The center feature is of a heavy (fast) cosmic particle impacting a silver-iodide crystal. These crystals make up most of the emulsion. The smaller, straight tracks are from protons, and the curly ones are beta particles ricocheting off other crystals' atoms.

The microscope had a very shallow depth-of-focus so there would be many vertical "layers" or "focus planes" the observer would have to use to view the full depth. The image shows just one of these thin "layers." This one is down inside the transparent pellicle someplace. I know this is true because the top or bottom surface cannot be seen in the photo.

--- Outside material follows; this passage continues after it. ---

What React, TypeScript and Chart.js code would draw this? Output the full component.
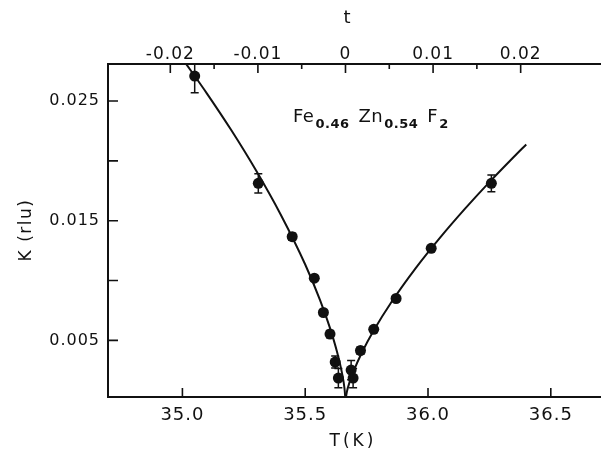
import { useEffect, useRef } from "react";
import { Chart, registerables } from "chart.js";

Chart.register(...registerables);

// ---- data ----
const criticalTemp = 35.664; // K, where t = 0
const tempRange = [34.697, 36.682];
const kappaRange = [0.00027, 0.02809];

const tempTicks = [35.0, 35.5, 36.0, 36.5];
const tempTickLabels = ["35.0", "35.5", "36.0", "36.5"];
const reducedTicks = [-0.02, -0.015, -0.01, -0.005, 0, 0.005, 0.01, 0.015, 0.02];
const reducedTickLabels = ["-0.02", "", "-0.01", "", "0", "", "0.01", "", "0.02"];
const kappaTicks = [0.005, 0.01, 0.015, 0.02, 0.025];
const kappaTickLabels = ["0.005", "", "0.015", "", "0.025"];

const measuredT = [35.05, 35.309, 35.447, 35.537, 35.574, 35.601, 35.622, 35.635, 35.687, 35.695, 35.725, 35.779, 35.87, 36.013, 36.258];
const measuredK = [0.02708, 0.01812, 0.01366, 0.0102, 0.00733, 0.00553, 0.00319, 0.00185, 0.00252, 0.00185, 0.00415, 0.00592, 0.0085, 0.01269, 0.01812];
const measuredErr = [0.0014, 0.0008, 0.0003, 0.0002, 0.0002, 0.0003, 0.0005, 0.0008, 0.0008, 0.0008, 0.0003, 0.0002, 0.0002, 0.0002, 0.0007];

const fitLowT = [35.0, 35.1, 35.2, 35.3, 35.4, 35.5, 35.56, 35.6, 35.63, 35.65, 35.66, 35.664];
const fitLowK = [0.02853, 0.02562, 0.02253, 0.01919, 0.01552, 0.01134, 0.00839, 0.00609, 0.00401, 0.00224, 0.00098, 0];
const fitHighT = [35.664, 35.67, 35.68, 35.7, 35.73, 35.78, 35.85, 35.95, 36.05, 36.15, 36.25, 36.35, 36.4];
const fitHighK = [0, 0.00074, 0.00147, 0.00258, 0.00395, 0.00586, 0.00816, 0.01103, 0.0136, 0.01598, 0.01822, 0.02034, 0.02137];

const formulaParts = [
  { text: "Fe", sub: false },
  { text: "0.46", sub: true },
  { text: "Zn", sub: false },
  { text: "0.54", sub: true },
  { text: "F", sub: false },
  { text: "2", sub: true },
];

const ink = "#111111";
const family = "'DejaVu Sans', sans-serif";

const toReduced = (T: number) => (T - criticalTemp) / criticalTemp;

const zeroPadding = (s: any) => {
  s.paddingLeft = 0;
  s.paddingRight = 0;
  s.paddingTop = 0;
  s.paddingBottom = 0;
};

const framePlugin = {
  id: "frame",
  beforeDraw(chart: any) {
    chart.ctx.letterSpacing = "1px";
  },
  afterDatasetsDraw(chart: any) {
    const { ctx, chartArea: a, scales } = chart;
    ctx.save();
    ctx.beginPath();
    ctx.rect(a.left, a.top, a.right - a.left, a.bottom - a.top);
    ctx.clip();
    ctx.strokeStyle = ink;
    ctx.lineWidth = 1.5;
    measuredT.forEach((T, i) => {
      const x = scales.x.getPixelForValue(T);
      const y1 = scales.y.getPixelForValue(measuredK[i] + measuredErr[i]);
      const y2 = scales.y.getPixelForValue(measuredK[i] - measuredErr[i]);
      ctx.beginPath();
      ctx.moveTo(x, y1);
      ctx.lineTo(x, y2);
      ctx.moveTo(x - 4, y1);
      ctx.lineTo(x + 4, y1);
      ctx.moveTo(x - 4, y2);
      ctx.lineTo(x + 4, y2);
      ctx.stroke();
    });
    ctx.restore();
  },
  afterDraw(chart: any) {
    const { ctx, chartArea: a, scales } = chart;
    const right = chart.width;
    ctx.save();
    ctx.strokeStyle = ink;
    ctx.fillStyle = ink;
    ctx.lineWidth = 2;
    ctx.beginPath();
    ctx.moveTo(a.left - 1, a.top);
    ctx.lineTo(right, a.top);
    ctx.moveTo(a.left, a.top);
    ctx.lineTo(a.left, a.bottom);
    ctx.moveTo(a.left - 1, a.bottom);
    ctx.lineTo(right, a.bottom);
    ctx.stroke();

    ctx.lineWidth = 1.6;
    ctx.beginPath();
    scales.x.ticks.forEach((tk: any) => {
      const x = scales.x.getPixelForValue(tk.value);
      ctx.moveTo(x, a.bottom);
      ctx.lineTo(x, a.bottom - 9);
    });
    scales.x2.ticks.forEach((tk: any, i: number) => {
      const x = scales.x2.getPixelForValue(tk.value);
      const len = reducedTickLabels[i] ? 9 : 5;
      ctx.moveTo(x, a.top);
      ctx.lineTo(x, a.top + len);
    });
    scales.y.ticks.forEach((tk: any) => {
      const y = scales.y.getPixelForValue(tk.value);
      ctx.moveTo(a.left, y);
      ctx.lineTo(a.left + 10, y);
    });
    ctx.stroke();

    // axis titles
    ctx.textBaseline = "middle";
    ctx.textAlign = "center";
    ctx.letterSpacing = "0px";
    ctx.font = `18px ${family}`;
    ctx.fillText("t", 347, 18);
    ctx.letterSpacing = "3px";
    ctx.font = `17px ${family}`;
    ctx.fillText("T(K)", 353, 442);
    ctx.save();
    ctx.translate(27, 230);
    ctx.rotate(-Math.PI / 2);
    ctx.letterSpacing = "1.5px";
    ctx.font = `17px ${family}`;
    ctx.fillText("K (rlu)", 0, 0);
    ctx.restore();

    // compound label
    ctx.textAlign = "left";
    ctx.textBaseline = "alphabetic";
    let x = 293;
    formulaParts.forEach((p) => {
      ctx.letterSpacing = "0.5px";
      if (p.sub) {
        ctx.font = `bold 13px ${family}`;
        ctx.fillText(p.text, x, 128);
        x += ctx.measureText(p.text).width + 9;
      } else {
        ctx.font = `18px ${family}`;
        ctx.fillText(p.text, x, 122);
        x += ctx.measureText(p.text).width + 1;
      }
    });
    ctx.restore();
    ctx.letterSpacing = "0px";
  },
};

export default function App() {
  const ref = useRef<HTMLCanvasElement>(null);
  useEffect(() => {
    const canvas = ref.current;
    if (!canvas) return;
    const chart = new Chart(canvas, {
      type: "scatter",
      data: {
        datasets: [
          {
            label: "fit below Tc",
            data: fitLowT.map((x, i) => ({ x, y: fitLowK[i] })),
            showLine: true,
            borderColor: ink,
            borderWidth: 2,
            pointRadius: 0,
            cubicInterpolationMode: "monotone",
            order: 2,
          },
          {
            label: "fit above Tc",
            data: fitHighT.map((x, i) => ({ x, y: fitHighK[i] })),
            showLine: true,
            borderColor: ink,
            borderWidth: 2,
            pointRadius: 0,
            cubicInterpolationMode: "monotone",
            order: 2,
          },
          {
            label: "kappa",
            data: measuredT.map((x, i) => ({ x, y: measuredK[i] })),
            showLine: false,
            pointRadius: 5.5,
            pointBackgroundColor: ink,
            pointBorderWidth: 0,
            order: 1,
          },
        ],
      },
      options: {
        animation: false,
        responsive: false,
        devicePixelRatio: 1,
        layout: { padding: 0 },
        plugins: { legend: { display: false }, tooltip: { enabled: false } },
        scales: {
          x: {
            type: "linear",
            position: "bottom",
            min: tempRange[0],
            max: tempRange[1],
            afterBuildTicks: (s: any) => {
              s.ticks = tempTicks.map((value) => ({ value }));
            },
            afterFit: (s: any) => {
              s.height = 58;
              zeroPadding(s);
            },
            grid: { display: false, drawTicks: false },
            border: { display: false },
            ticks: {
              autoSkip: false,
              maxRotation: 0,
              padding: 9,
              color: ink,
              font: { family, size: 18, lineHeight: 1 },
              callback: (_v: any, i: number) => tempTickLabels[i],
            },
          },
          x2: {
            type: "linear",
            axis: "x",
            position: "top",
            min: toReduced(tempRange[0]),
            max: toReduced(tempRange[1]),
            afterBuildTicks: (s: any) => {
              s.ticks = reducedTicks.map((value) => ({ value }));
            },
            afterFit: (s: any) => {
              s.height = 64;
              zeroPadding(s);
            },
            grid: { display: false, drawTicks: false },
            border: { display: false },
            ticks: {
              autoSkip: false,
              maxRotation: 0,
              padding: 1,
              color: ink,
              font: { family, size: 17, lineHeight: 1 },
              callback: (_v: any, i: number) => reducedTickLabels[i],
            },
          },
          y: {
            type: "linear",
            min: kappaRange[0],
            max: kappaRange[1],
            afterBuildTicks: (s: any) => {
              s.ticks = kappaTicks.map((value) => ({ value }));
            },
            afterFit: (s: any) => {
              s.width = 108;
              zeroPadding(s);
            },
            grid: { display: false, drawTicks: false },
            border: { display: false },
            ticks: {
              autoSkip: false,
              padding: 8,
              color: ink,
              font: { family, size: 16, lineHeight: 1 },
              callback: (_v: any, i: number) => kappaTickLabels[i],
            },
          },
        },
      } as any,
      plugins: [framePlugin],
    });
    return () => chart.destroy();
  }, []);
  return (
    <div style={{ position: "fixed", left: 0, top: 0, width: 601, height: 455, background: "#fff" }}>
      <canvas ref={ref} width={601} height={455} />
    </div>
  );
}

I had calibrated this pellicle material and I knew that particles of certain sizes, speeds, and charges (energy) gave up some known amount of energy per known length of pellicle it passed through. This gives a "stopping power" measurement for each particle, and consequently, the energy of the penetrating particle can be determined by measuring the length of its track.

All movement of the image is either x, y, or z (depth). The pellicle was moved by turning three very precise micrometers and reading the changes of position on the barrels of the micrometers.

I have to be careful here to not get into a treatise on nuclear particle tracks -- but the point is, I measured the length of tracks of very small particles. The curly tracks I had to geometrically straighten out to determine their length.

I did quite a few of these pellicles and wrote the technical papers on my findings. These went to the particle physicists assigned to that flight experiment.

So with this first Image du Jour, we have gotten an idea of both the very large and very small measurements one can expect in nuclear instrumentation.

The images will not be seen in the sequence they were acquired.